In environmental historian Donald Worster’s seminal work, Rivers of Empire, he writes, “a more credible strategy would be to regard nature in an unending dialectic with human history, seeing the two, that is, as intertwined in an ongoing spiral of challenge-response-challenge, where neither nature nor humanity ever achieves absolute sovereign authority, but both continue to make and remake each other.” It is precisely this making and remaking that forms the crux of my work. While my approach initially resembled traditional documentary photography combined with journalistic text, it has evolved to question the role of the artist in representing reality. By working in the environment and utilizing found materials including waste, light, and water, my work acts as a form of resistance: a call and response between the artist and nature to restore agency to both.
The Great Lakes have been viewed as passive bodies for centuries.

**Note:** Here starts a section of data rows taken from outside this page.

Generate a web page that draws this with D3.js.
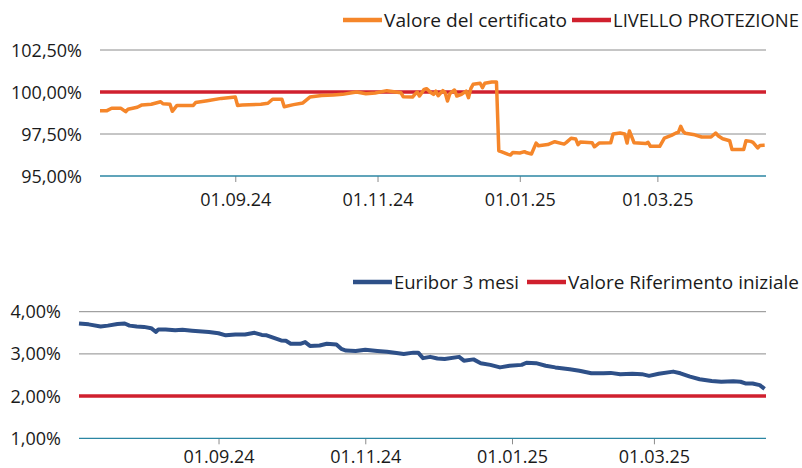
<!DOCTYPE html>
<html>
<head>
<meta charset="utf-8">
<script src="https://cdn.jsdelivr.net/npm/d3@7"></script>
<style>
  body { margin: 0; background: #fff; }
  text { font-family: "Open Sans", "Noto Sans", sans-serif; fill: #1a1a1a; }
</style>
</head>
<body>
<div id="chart"></div>
<script>
const width = 802;
const height = 468;

// top chart: certificate value vs protection level
const certDates = [
  "2024-07-05", "2024-07-08", "2024-07-10", "2024-07-14", "2024-07-16", "2024-07-17", "2024-07-21", "2024-07-23",
  "2024-07-27", "2024-07-31", "2024-08-01", "2024-08-04", "2024-08-05", "2024-08-07", "2024-08-14", "2024-08-15",
  "2024-08-20", "2024-08-26", "2024-09-01", "2024-09-02", "2024-09-04", "2024-09-12", "2024-09-15", "2024-09-17",
  "2024-09-21", "2024-09-22", "2024-09-26", "2024-09-30", "2024-10-03", "2024-10-08", "2024-10-13", "2024-10-17",
  "2024-10-23", "2024-10-27", "2024-10-31", "2024-11-05", "2024-11-11", "2024-11-12", "2024-11-16", "2024-11-17",
  "2024-11-18", "2024-11-19", "2024-11-21", "2024-11-22", "2024-11-24", "2024-11-25", "2024-11-26", "2024-11-27",
  "2024-11-29", "2024-11-30", "2024-12-01", "2024-12-02", "2024-12-04", "2024-12-05", "2024-12-07", "2024-12-09",
  "2024-12-10", "2024-12-11", "2024-12-12", "2024-12-15", "2024-12-16", "2024-12-17", "2024-12-20", "2024-12-22",
  "2024-12-23", "2024-12-24", "2024-12-27", "2024-12-28", "2024-12-29", "2025-01-01", "2025-01-03", "2025-01-04",
  "2025-01-06", "2025-01-08", "2025-01-09", "2025-01-13", "2025-01-16", "2025-01-20", "2025-01-21", "2025-01-23",
  "2025-01-25", "2025-01-26", "2025-01-27", "2025-02-01", "2025-02-02", "2025-02-04", "2025-02-09", "2025-02-10",
  "2025-02-13", "2025-02-15", "2025-02-16", "2025-02-17", "2025-02-19", "2025-02-24", "2025-02-25", "2025-02-26",
  "2025-03-02", "2025-03-04", "2025-03-07", "2025-03-09", "2025-03-10", "2025-03-11", "2025-03-12", "2025-03-13",
  "2025-03-17", "2025-03-20", "2025-03-24", "2025-03-26", "2025-03-27", "2025-03-29", "2025-04-01", "2025-04-02",
  "2025-04-07", "2025-04-08", "2025-04-10", "2025-04-11", "2025-04-13", "2025-04-14", "2025-04-16"
];
const certValues = [
  98.89, 98.89, 99.03, 99.03, 98.83, 98.97, 99.09, 99.23,
  99.27, 99.42, 99.30, 99.27, 98.85, 99.20, 99.20, 99.37,
  99.48, 99.62, 99.70, 99.20, 99.22, 99.27, 99.33, 99.57,
  99.57, 99.12, 99.25, 99.35, 99.70, 99.79, 99.82, 99.86,
  100.00, 99.90, 99.94, 100.08, 99.96, 99.72, 99.70, 99.86,
  100.00, 99.76, 100.16, 100.20, 99.95, 99.86, 100.05, 99.78,
  100.08, 99.96, 99.46, 99.90, 100.12, 99.76, 99.86, 100.05,
  99.66, 100.20, 100.46, 100.52, 100.26, 100.52, 100.60, 100.60,
  96.50, 96.45, 96.29, 96.25, 96.40, 96.37, 96.45, 96.38,
  96.31, 96.96, 96.80, 96.87, 97.04, 96.90, 97.00, 97.25,
  97.20, 96.86, 97.03, 96.98, 96.74, 96.96, 96.98, 97.50,
  97.56, 97.50, 96.96, 97.68, 96.98, 96.93, 97.00, 96.77,
  96.77, 97.26, 97.42, 97.56, 97.60, 97.96, 97.66, 97.54,
  97.45, 97.32, 97.32, 97.56, 97.40, 97.22, 97.10, 96.57,
  96.57, 97.10, 97.06, 97.00, 96.67, 96.82, 96.83
];
const protectionLevel = 100;
const certTicks = [95, 97.5, 100, 102.5];

// bottom chart: Euribor 3M vs initial reference value
const euriborDates = [
  "2024-07-05", "2024-07-09", "2024-07-14", "2024-07-17", "2024-07-21", "2024-07-24", "2024-07-26", "2024-07-29",
  "2024-08-01", "2024-08-04", "2024-08-06", "2024-08-07", "2024-08-10", "2024-08-14", "2024-08-17", "2024-08-21",
  "2024-08-28", "2024-09-01", "2024-09-04", "2024-09-08", "2024-09-12", "2024-09-16", "2024-09-19", "2024-09-21",
  "2024-09-24", "2024-09-27", "2024-09-29", "2024-10-01", "2024-10-05", "2024-10-07", "2024-10-09", "2024-10-13",
  "2024-10-16", "2024-10-20", "2024-10-22", "2024-10-24", "2024-10-28", "2024-11-01", "2024-11-06", "2024-11-10",
  "2024-11-14", "2024-11-17", "2024-11-21", "2024-11-23", "2024-11-25", "2024-11-28", "2024-12-01", "2024-12-04",
  "2024-12-10", "2024-12-12", "2024-12-16", "2024-12-19", "2024-12-23", "2024-12-27", "2024-12-31", "2025-01-05",
  "2025-01-07", "2025-01-11", "2025-01-15", "2025-01-19", "2025-01-25", "2025-01-29", "2025-02-03", "2025-02-08",
  "2025-02-11", "2025-02-15", "2025-02-20", "2025-02-24", "2025-02-27", "2025-03-03", "2025-03-09", "2025-03-12",
  "2025-03-16", "2025-03-20", "2025-03-25", "2025-03-29", "2025-04-03", "2025-04-06", "2025-04-08", "2025-04-11",
  "2025-04-14", "2025-04-16"
];
const euriborValues = [
  3.72, 3.70, 3.65, 3.67, 3.71, 3.72, 3.67, 3.65,
  3.64, 3.61, 3.52, 3.58, 3.58, 3.56, 3.57, 3.55,
  3.52, 3.49, 3.44, 3.46, 3.46, 3.50, 3.45, 3.44,
  3.38, 3.32, 3.31, 3.24, 3.24, 3.28, 3.19, 3.20,
  3.24, 3.22, 3.12, 3.08, 3.07, 3.10, 3.07, 3.05,
  3.02, 3.00, 3.03, 3.03, 2.90, 2.93, 2.89, 2.88,
  2.93, 2.84, 2.87, 2.78, 2.74, 2.68, 2.72, 2.74,
  2.79, 2.78, 2.72, 2.68, 2.635, 2.60, 2.54, 2.54,
  2.55, 2.52, 2.53, 2.52, 2.48, 2.53, 2.58, 2.54,
  2.46, 2.40, 2.36, 2.34, 2.35, 2.34, 2.30, 2.30,
  2.26, 2.17
];
const referenceValue = 2.0;
const euriborTicks = [1, 2, 3, 4];

const dateTicks = ["2024-09-01", "2024-11-01", "2025-01-01", "2025-03-01"];
const dateDomain = ["2024-07-05", "2025-04-17"];

const parse = d3.timeParse("%Y-%m-%d");
const fmtDate = d3.timeFormat("%d.%m.%y");
const fmtPct = (d) => d3.format(".2f")(d).replace(".", ",") + "%";

const svg = d3
  .select("#chart")
  .append("svg")
  .attr("width", width)
  .attr("height", height);

function drawPanel(cfg) {
  const x = d3.scaleTime().domain(dateDomain.map(parse)).range([cfg.left, 767]);
  const y = d3.scaleLinear().domain(cfg.yDomain).range([cfg.bottom, cfg.top]);
  const g = svg.append("g");

  // gridlines
  g.selectAll(".grid")
    .data(cfg.yTicks.slice(1))
    .join("line")
    .attr("x1", cfg.left)
    .attr("x2", 766)
    .attr("y1", (d) => y(d))
    .attr("y2", (d) => y(d))
    .attr("stroke", "#8c8c8c")
    .attr("stroke-width", 1);

  // y labels
  g.selectAll(".ylab")
    .data(cfg.yTicks)
    .join("text")
    .attr("x", cfg.left - 18)
    .attr("y", (d) => y(d) + 6.5)
    .attr("text-anchor", "end")
    .style("font-size", "18px")
    .text(fmtPct);

  // x axis
  const xAxis = d3
    .axisBottom(x)
    .tickValues(dateTicks.map(parse))
    .tickFormat(fmtDate)
    .tickSize(6)
    .tickPadding(cfg.tickPad);
  const ax = g.append("g").attr("transform", `translate(0,${cfg.bottom})`).call(xAxis);
  ax.select(".domain").remove();
  ax.selectAll(".tick line").attr("stroke", "#8c8c8c");
  ax.selectAll(".tick text")
    .style("font-size", "18px")
    .attr("fill", "#1a1a1a")
    .style("font-family", '"Open Sans", "Noto Sans", sans-serif');
  g.append("line")
    .attr("x1", cfg.left)
    .attr("x2", 766)
    .attr("y1", y(cfg.yDomain[0]))
    .attr("y2", y(cfg.yDomain[0]))
    .attr("stroke", "#2b86a3")
    .attr("stroke-width", 1.3);

  // reference (constant) line
  g.append("line")
    .attr("x1", cfg.left)
    .attr("x2", 766)
    .attr("y1", y(cfg.level))
    .attr("y2", y(cfg.level))
    .attr("stroke", "#d0202e")
    .attr("stroke-width", 3.5);

  // series
  const pts = cfg.dates.map((d, i) => [parse(d), cfg.values[i]]);
  const line = d3
    .line()
    .x((d) => x(d[0]))
    .y((d) => y(d[1]));
  g.append("path")
    .datum(pts)
    .attr("d", line)
    .attr("fill", "none")
    .attr("stroke", cfg.color)
    .attr("stroke-width", cfg.lineWidth)
    .attr("stroke-linejoin", "round");

  // legend
  const leg = g
    .selectAll(".legend")
    .data(cfg.legend)
    .join("g");
  leg
    .append("line")
    .attr("x1", (d) => d.x)
    .attr("x2", (d) => d.x + 39)
    .attr("y1", cfg.legendY)
    .attr("y2", cfg.legendY)
    .attr("stroke", (d) => d.color)
    .attr("stroke-width", 4.5);
  leg
    .append("text")
    .attr("x", (d) => d.x + 41)
    .attr("y", cfg.legendY + 6.5)
    .attr("textLength", (d) => d.w)
    .attr("lengthAdjust", "spacingAndGlyphs")
    .style("font-size", "18px")
    .text((d) => d.label);
}

drawPanel({
  left: 100,
  top: 50,
  bottom: 176,
  yDomain: [95, 102.5],
  yTicks: certTicks,
  level: protectionLevel,
  dates: certDates,
  values: certValues,
  color: "#f5862a",
  lineWidth: 3.5,
  tickPad: 11,
  legendY: 20,
  legend: [
    { label: "Valore del certificato", color: "#f5862a", x: 343, w: 183 },
    { label: "LIVELLO PROTEZIONE", color: "#d0202e", x: 572, w: 186 }
  ]
});

drawPanel({
  left: 79,
  top: 311.7,
  bottom: 438.3,
  yDomain: [1, 4],
  yTicks: euriborTicks,
  level: referenceValue,
  dates: euriborDates,
  values: euriborValues,
  color: "#2e5088",
  lineWidth: 4,
  tickPad: 6,
  legendY: 282,
  legend: [
    { label: "Euribor 3 mesi", color: "#2e5088", x: 353, w: 125 },
    { label: "Valore Riferimento iniziale", color: "#d0202e", x: 527, w: 231 }
  ]
});
</script>
</body>
</html>
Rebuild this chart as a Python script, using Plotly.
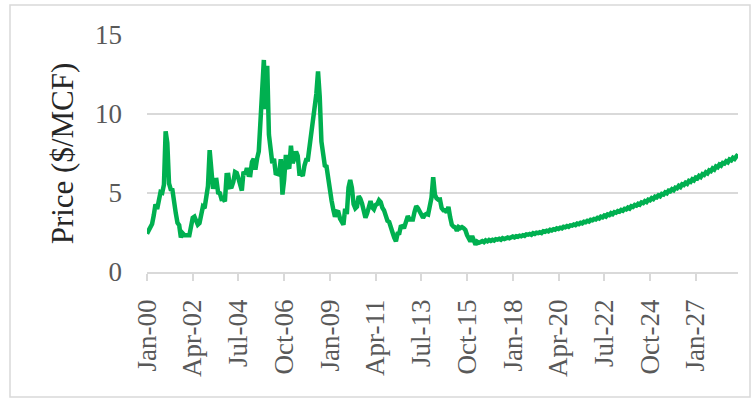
import pandas as pd
import plotly.graph_objects as go

# Monthly price ($/MCF), Jan-2000 .. Feb-2029
p2000 = [2.42, 2.66, 2.79, 3.04, 3.59, 4.29, 3.99, 4.43, 5.06, 5.02, 5.52, 8.90]
p2001 = [8.17, 5.61, 5.23, 5.19, 4.19, 3.72, 3.11, 2.97, 2.19, 2.46, 2.34, 2.30]
p2002 = [2.32, 2.32, 3.03, 3.43, 3.50, 3.26, 2.99, 3.09, 3.55, 4.13, 4.04, 4.74]
p2003 = [5.43, 7.71, 5.93, 5.26, 5.81, 5.82, 5.03, 4.99, 4.62, 4.63, 4.47, 6.13]
p2004 = [6.14, 5.37, 5.39, 5.71, 6.33, 6.27, 5.93, 5.41, 5.15, 6.35, 6.17, 6.58]
p2005 = [6.15, 6.14, 6.96, 7.16, 6.47, 7.18, 7.63, 9.53, 11.75, 13.42, 10.30, 13.05]
p2006 = [8.69, 7.54, 6.89, 7.16, 6.25, 6.21, 6.17, 7.14, 4.90, 5.85, 7.41, 6.73]
p2007 = [6.55, 8.00, 6.89, 7.16, 7.63, 7.35, 6.22, 6.22, 6.08, 6.74, 7.10, 7.11]
p2008 = [7.99, 8.54, 9.41, 10.18, 11.27, 12.69, 11.09, 8.26, 7.67, 6.74, 6.68, 5.82]
p2009 = [5.24, 4.52, 3.96, 3.50, 3.83, 3.80, 3.38, 3.14, 2.99, 4.01, 3.66, 5.35]
p2010 = [5.83, 5.32, 4.29, 4.03, 4.14, 4.80, 4.63, 4.32, 3.89, 3.43, 3.71, 4.25]
p2011 = [4.49, 4.09, 3.97, 4.24, 4.31, 4.54, 4.42, 4.06, 3.90, 3.57, 3.24, 3.17]
p2012 = [2.67, 2.50, 2.17, 1.95, 2.43, 2.46, 2.95, 2.84, 2.85, 3.32, 3.54, 3.34]
p2013 = [3.33, 3.33, 3.81, 4.17, 4.04, 3.83, 3.62, 3.43, 3.62, 3.68, 3.64, 4.24]
p2014 = [4.71, 6.00, 4.90, 4.66, 4.58, 4.59, 4.05, 3.91, 3.92, 3.78, 4.12, 3.48]
p2015 = [2.99, 2.87, 2.83, 2.61, 2.85, 2.78, 2.84, 2.77, 2.66, 2.34, 2.09, 1.93]
p2016 = [2.28, 1.99, 1.73, 1.92, 1.85, 1.90, 1.96, 1.89, 2.00, 1.94, 2.03, 1.97]
p2017 = [2.04, 1.99, 2.08, 2.05, 2.10, 2.04, 2.14, 2.09, 2.12, 2.18, 2.13, 2.20]
p2018 = [2.24, 2.19, 2.26, 2.23, 2.30, 2.26, 2.33, 2.29, 2.38, 2.36, 2.41, 2.36]
p2019 = [2.46, 2.41, 2.49, 2.46, 2.52, 2.47, 2.58, 2.55, 2.61, 2.57, 2.67, 2.63]
p2020 = [2.71, 2.67, 2.76, 2.72, 2.80, 2.76, 2.86, 2.83, 2.91, 2.86, 2.95, 2.93]
p2021 = [3.01, 2.97, 3.07, 3.03, 3.12, 3.08, 3.18, 3.15, 3.24, 3.19, 3.30, 3.27]
p2022 = [3.36, 3.33, 3.43, 3.38, 3.50, 3.46, 3.57, 3.51, 3.64, 3.60, 3.72, 3.66]
p2023 = [3.79, 3.75, 3.86, 3.82, 3.93, 3.88, 4.00, 3.96, 4.08, 4.02, 4.16, 4.12]
p2024 = [4.24, 4.20, 4.32, 4.26, 4.40, 4.36, 4.49, 4.43, 4.58, 4.54, 4.67, 4.61]
p2025 = [4.76, 4.72, 4.85, 4.79, 4.94, 4.90, 5.04, 4.98, 5.14, 5.10, 5.24, 5.18]
p2026 = [5.34, 5.30, 5.45, 5.38, 5.55, 5.51, 5.65, 5.58, 5.76, 5.71, 5.87, 5.80]
p2027 = [5.97, 5.92, 6.08, 6.01, 6.19, 6.14, 6.31, 6.24, 6.43, 6.38, 6.55, 6.48]
p2028 = [6.68, 6.63, 6.80, 6.73, 6.90, 6.86, 7.01, 6.94, 7.12, 7.07, 7.23, 7.16]
p2029 = [7.32, 7.45]

price = (p2000 + p2001 + p2002 + p2003 + p2004 + p2005 + p2006 + p2007 + p2008
         + p2009 + p2010 + p2011 + p2012 + p2013 + p2014 + p2015 + p2016 + p2017
         + p2018 + p2019 + p2020 + p2021 + p2022 + p2023 + p2024 + p2025 + p2026
         + p2027 + p2028 + p2029)

months = [d.strftime("%b-%y") for d in pd.date_range("2000-01-01", periods=len(price), freq="MS")]

tick_labels = ["Jan-00", "Apr-02", "Jul-04", "Oct-06", "Jan-09", "Apr-11", "Jul-13",
               "Oct-15", "Jan-18", "Apr-20", "Jul-22", "Oct-24", "Jan-27"]
y_ticks = [0, 5, 10, 15]

FONT = "Liberation Serif"

fig = go.Figure()
fig.add_trace(go.Scatter(
    x=months, y=price, mode="lines",
    line=dict(color="#00B050", width=4.5),
    hoverinfo="skip", showlegend=False,
))

W, H = 755, 400
ml, mr, mt, mb = 147, 17, 35, 128
pw, ph = W - ml - mr, H - mt - mb

fig.update_layout(
    width=W, height=H,
    margin=dict(l=ml, r=mr, t=mt, b=mb, autoexpand=False),
    paper_bgcolor="white", plot_bgcolor="white",
    font=dict(family=FONT, color="#595959", size=27),
    xaxis=dict(
        type="category",
        range=[0, len(price) - 1],
        tickmode="array", tickvals=tick_labels, ticktext=tick_labels,
        tickangle=-90, automargin=False,
        showgrid=False, zeroline=False,
        showline=True, linecolor="#d9d9d9", linewidth=1.5,
        ticks="outside", ticklen=7, tickcolor="#d9d9d9", tickwidth=1.5,
        ticklabelstandoff=8,
        tickfont=dict(family=FONT, size=27, color="#595959"),
    ),
    yaxis=dict(
        range=[0, 15], automargin=False,
        tickmode="array", tickvals=y_ticks,
        showgrid=True, gridcolor="#d9d9d9", gridwidth=1.5,
        zeroline=False, showline=False, ticks="",
        ticklabelstandoff=24,
        tickfont=dict(family=FONT, size=27, color="#595959"),
        title=dict(text="Price ($/MCF)", standoff=12,
                   font=dict(family=FONT, size=31, color="#262626")),
    ),
    shapes=[dict(
        type="rect", xref="paper", yref="paper",
        x0=(10 - ml) / pw, x1=(750 - ml) / pw,
        y0=(H - mb - 397) / ph, y1=(H - mb - 5) / ph,
        line=dict(color="#d9d9d9", width=1.5), fillcolor="rgba(0,0,0,0)", layer="below",
    )],
)

fig.write_html("out.html", config={"displayModeBar": False},
               post_script="document.body.style.margin='0px';")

From the fur trade and deforestation to steel refining and shipping, the water provided bountiful raw materials to support an extractive economy. Although manufacturing was exported in the name of efficiency and cost-cutting, a struggling populous surrounds the world’s largest source of fresh water. This fluctuation and volatility are recorded in a collection of small cyanotypes. The light sensitive material is exposed in the lake at points along Chicago’s shoreline and fixed using water extracted from the source. The chance operations, along with conscious decision making, form fluid and ghostly compositions suggesting traces of what has been or forecasts of a tenuous future. Working in collaboration with the lake itself, the series is working toward a more objective documentary representation.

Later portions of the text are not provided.